I just left the huge, impressive Toronto Yoga Conference (videos coming soon), and can tell you that idolatry in the yoga community is alive and well…and these seeds will continue to bear fruit.
It’s generally harmless, if the teachers (such as Seane, at the conference, or Richard, back home) don’t buy into the worship and kind words and adoration we drown them in.
But when teachers do dip their own insecurity into the honey of ours…trouble.

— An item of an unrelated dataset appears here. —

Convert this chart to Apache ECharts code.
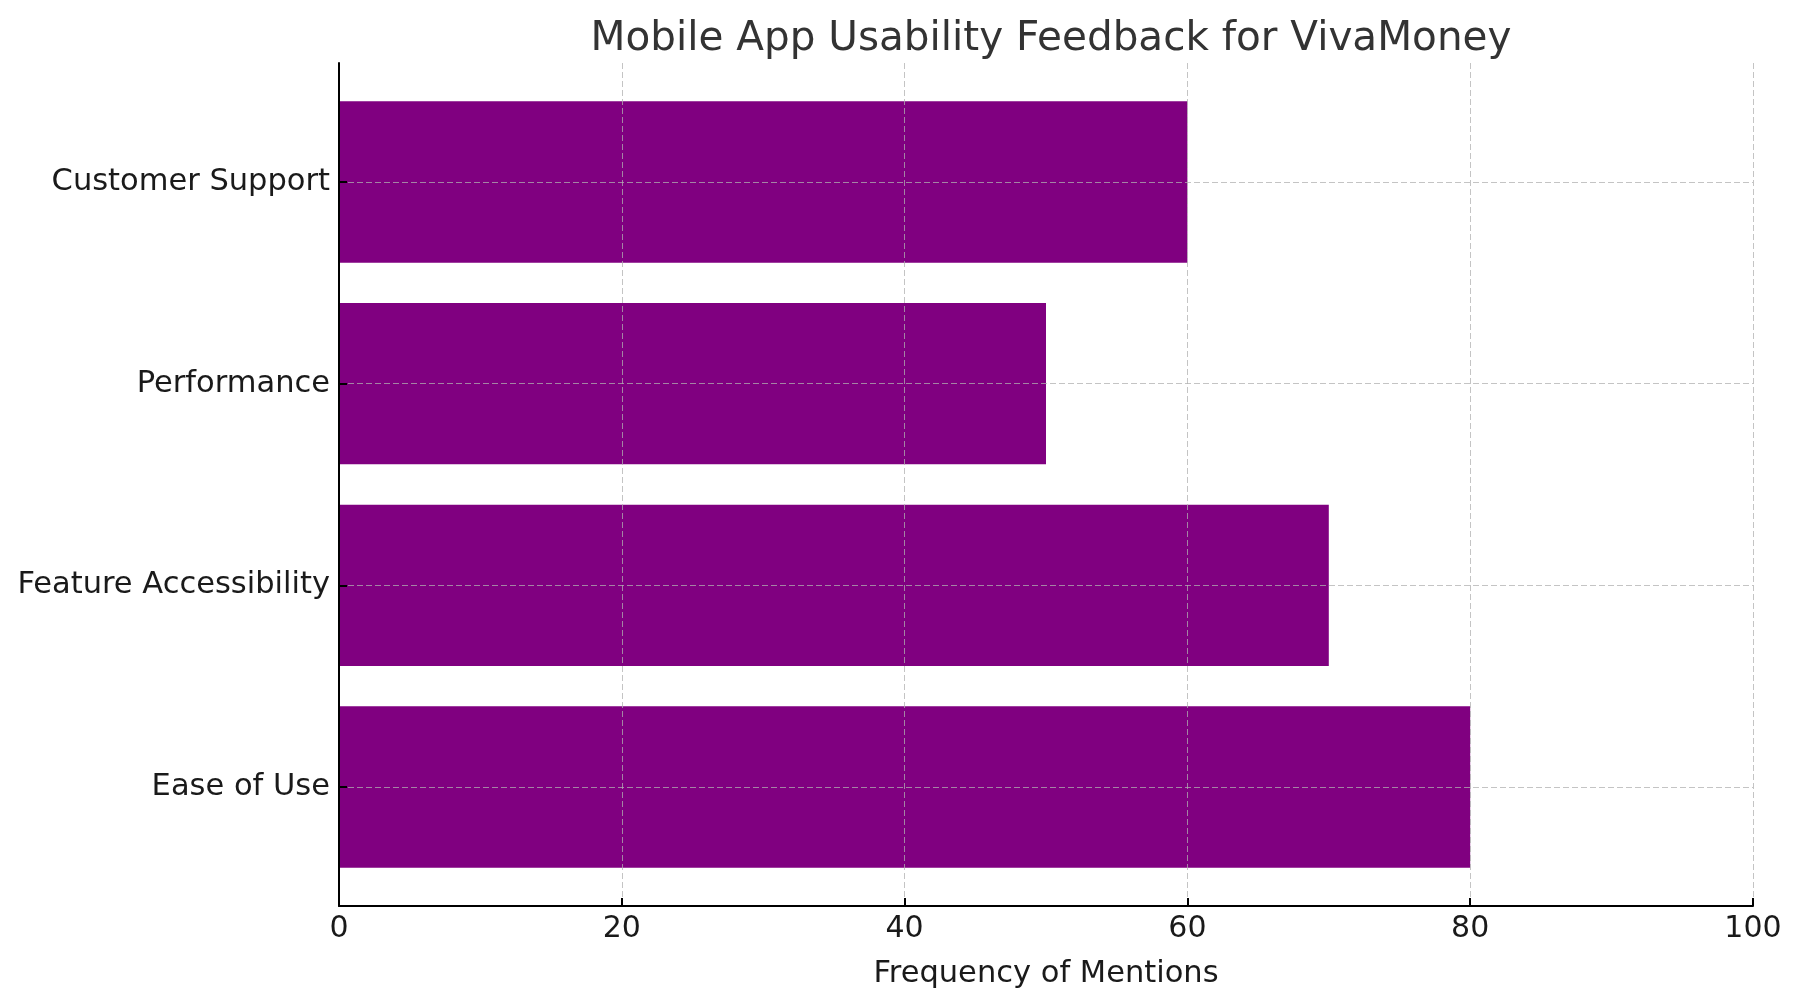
<!DOCTYPE html>
<html>
<head>
<meta charset="utf-8">
<title>Mobile App Usability Feedback for VivaMoney</title>
<script src="https://cdn.jsdelivr.net/npm/echarts@6/dist/echarts.min.js"></script>
<style>
  html, body { margin: 0; padding: 0; background: #fff; }
  #chart { width: 1800px; height: 1004px; }
</style>
</head>
<body>
<div id="chart"></div>
<script>
// data, bottom to top as drawn
var categories = ['Ease of Use', 'Feature Accessibility', 'Performance', 'Customer Support'];
var mentions = [80, 70, 50, 60];
var xTicks = [0, 20, 40, 60, 80, 100];

(function() {
    var font = 'DejaVu Sans';
    var ink = '#1a1a1a';
    var purple = '#800080';
    var gridColor = 'rgba(176,176,176,0.75)';

    // plot box
    var left = 339, right = 1800 - 1753, top = 63, bottom = 1004 - 906;
    var plotH = 1004 - top - bottom;
    // matplotlib style margins: bars span -0.4..3.4 plus 5% padding
    var lo = -0.4, hi = categories.length - 1 + 0.4;
    var pad = (hi - lo) * 0.05;
    var unit = plotH / (hi - lo + 2 * pad);
    var inset = (pad + 0.4) * unit;

    var chart = echarts.init(document.getElementById('chart'), null, { renderer: 'canvas' });

    var option = {
        backgroundColor: '#ffffff',
        animation: false,
        title: {
            text: 'Mobile App Usability Feedback for VivaMoney',
            left: left + (1800 - left - right) / 2,
            textAlign: 'center',
            top: 14,
            textStyle: { fontFamily: font, fontSize: 40.5, fontWeight: 'normal', color: '#333333' }
        },
        grid: [
            { left: left, right: right, top: top, bottom: bottom },
            { left: left, right: right, top: top + inset, bottom: bottom + inset }
        ],
        xAxis: [{
            gridIndex: 0,
            type: 'value',
            min: xTicks[0],
            max: xTicks[xTicks.length - 1],
            interval: xTicks[1] - xTicks[0],
            z: 5,
            name: 'Frequency of Mentions',
            nameLocation: 'middle',
            nameGap: 53,
            nameTextStyle: { fontFamily: font, fontSize: 30.5, color: ink },
            axisLine: { lineStyle: { color: '#000', width: 2 } },
            axisTick: { inside: true, length: 8, lineStyle: { color: '#000', width: 2 } },
            axisLabel: { fontFamily: font, fontSize: 30, color: ink, margin: 8 },
            splitLine: { show: true, lineStyle: { color: gridColor, width: 1, type: [6, 3] } }
        }, {
            gridIndex: 1,
            type: 'value',
            min: xTicks[0],
            max: xTicks[xTicks.length - 1],
            show: false
        }],
        yAxis: [{
            gridIndex: 0,
            type: 'value',
            min: 0,
            max: 1,
            z: 5,
            axisLine: { show: true, lineStyle: { color: '#000', width: 2 } },
            axisTick: { show: false },
            axisLabel: { show: false },
            splitLine: { show: false }
        }, {
            gridIndex: 1,
            type: 'category',
            data: categories,
            boundaryGap: false,
            z: 5,
            axisLine: { show: false },
            axisTick: { show: true, inside: true, length: 8, lineStyle: { color: '#000', width: 2 } },
            axisLabel: { fontFamily: font, fontSize: 30.5, color: ink, margin: 9 },
            splitLine: { show: true, lineStyle: { color: gridColor, width: 1, type: [6, 3] } }
        }],
        series: [{
            name: 'Mentions',
            type: 'bar',
            xAxisIndex: 1,
            yAxisIndex: 1,
            data: mentions,
            barWidth: 0.8 * unit,
            clip: false,
            itemStyle: { color: purple }
        }]
    };

    chart.setOption(option);
    window.addEventListener('resize', function() {
        chart.resize();
    });
})();
</script>
</body>
</html>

Whenever I write about scandals, the idolaters (all of us, to some extent) think that I’m defending the teachers. I don’t give a shit about such teachers…I care that we regard ourselves as warriors, in the Shambhala sense, as full human beings on the path and that along our path of devotion and learning we never let go of our critical intelligence. And that when we bow to our teachers, we bow with respect for ourselves as well as them and their learning.
So let us all join in vowing, to ourselves, that we will not seek happiness in worship, or personal attainment. That we will seek our happiness in service, and in our path of waking up. Let us renew our willingness to put ourselves out there, to confront our communities and teachers with respect, but without aggression or servility.